Given instruction: Only lines with the word "React" are needed; collect each of them from the listing below.

Supplied data:
※
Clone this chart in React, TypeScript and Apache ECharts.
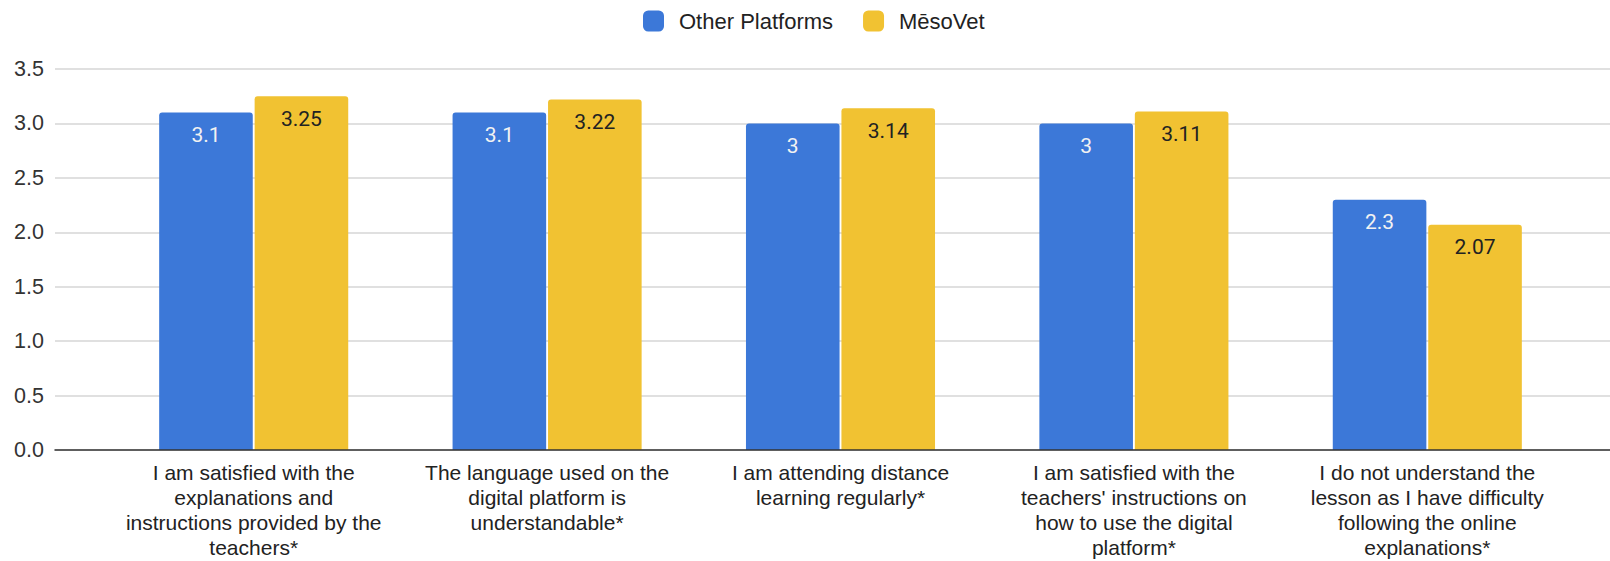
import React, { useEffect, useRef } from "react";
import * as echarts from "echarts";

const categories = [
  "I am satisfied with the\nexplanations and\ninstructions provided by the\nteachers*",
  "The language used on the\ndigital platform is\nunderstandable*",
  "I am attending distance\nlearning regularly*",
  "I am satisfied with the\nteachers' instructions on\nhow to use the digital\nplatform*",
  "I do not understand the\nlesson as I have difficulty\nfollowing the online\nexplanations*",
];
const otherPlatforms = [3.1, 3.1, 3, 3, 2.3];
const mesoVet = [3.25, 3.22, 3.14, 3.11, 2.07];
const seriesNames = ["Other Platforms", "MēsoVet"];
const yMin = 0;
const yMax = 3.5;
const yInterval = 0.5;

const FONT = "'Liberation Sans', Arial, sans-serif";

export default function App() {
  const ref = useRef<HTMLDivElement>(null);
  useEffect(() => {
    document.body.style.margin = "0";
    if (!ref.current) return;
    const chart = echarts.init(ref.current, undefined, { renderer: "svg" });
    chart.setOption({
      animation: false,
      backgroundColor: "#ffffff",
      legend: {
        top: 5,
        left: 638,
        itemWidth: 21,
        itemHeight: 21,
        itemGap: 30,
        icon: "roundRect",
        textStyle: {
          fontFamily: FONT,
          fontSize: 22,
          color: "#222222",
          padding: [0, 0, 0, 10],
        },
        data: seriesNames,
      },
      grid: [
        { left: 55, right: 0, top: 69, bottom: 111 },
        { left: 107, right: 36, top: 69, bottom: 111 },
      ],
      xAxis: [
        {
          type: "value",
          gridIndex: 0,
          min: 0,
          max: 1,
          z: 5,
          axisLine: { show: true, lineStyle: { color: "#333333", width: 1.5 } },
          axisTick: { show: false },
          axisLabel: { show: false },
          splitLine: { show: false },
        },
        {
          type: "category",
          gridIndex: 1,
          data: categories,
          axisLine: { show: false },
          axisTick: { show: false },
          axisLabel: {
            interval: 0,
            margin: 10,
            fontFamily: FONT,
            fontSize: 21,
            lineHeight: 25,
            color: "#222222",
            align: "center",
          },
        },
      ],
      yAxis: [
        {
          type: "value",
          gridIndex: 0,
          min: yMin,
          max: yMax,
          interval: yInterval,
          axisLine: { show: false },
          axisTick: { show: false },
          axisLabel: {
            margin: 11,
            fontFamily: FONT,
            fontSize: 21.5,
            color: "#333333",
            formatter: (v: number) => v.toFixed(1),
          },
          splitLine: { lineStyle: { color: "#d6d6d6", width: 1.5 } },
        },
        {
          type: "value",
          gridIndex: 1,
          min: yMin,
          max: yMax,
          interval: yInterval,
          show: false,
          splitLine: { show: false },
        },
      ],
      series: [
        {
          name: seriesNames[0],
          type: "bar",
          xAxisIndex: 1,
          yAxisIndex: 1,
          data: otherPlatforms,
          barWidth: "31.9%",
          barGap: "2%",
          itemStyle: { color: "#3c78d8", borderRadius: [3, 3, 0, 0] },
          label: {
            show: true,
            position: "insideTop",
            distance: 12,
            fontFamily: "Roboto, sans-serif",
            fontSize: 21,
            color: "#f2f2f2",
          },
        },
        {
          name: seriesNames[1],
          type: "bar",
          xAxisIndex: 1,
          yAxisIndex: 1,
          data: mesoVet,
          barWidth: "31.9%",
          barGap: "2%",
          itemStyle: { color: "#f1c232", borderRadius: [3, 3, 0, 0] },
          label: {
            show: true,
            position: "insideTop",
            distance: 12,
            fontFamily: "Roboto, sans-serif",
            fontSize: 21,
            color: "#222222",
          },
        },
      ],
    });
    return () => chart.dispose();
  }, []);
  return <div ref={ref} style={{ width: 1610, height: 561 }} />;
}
※
Solution for this task:
Clone this chart in React, TypeScript and Apache ECharts.
import React, { useEffect, useRef } from "react";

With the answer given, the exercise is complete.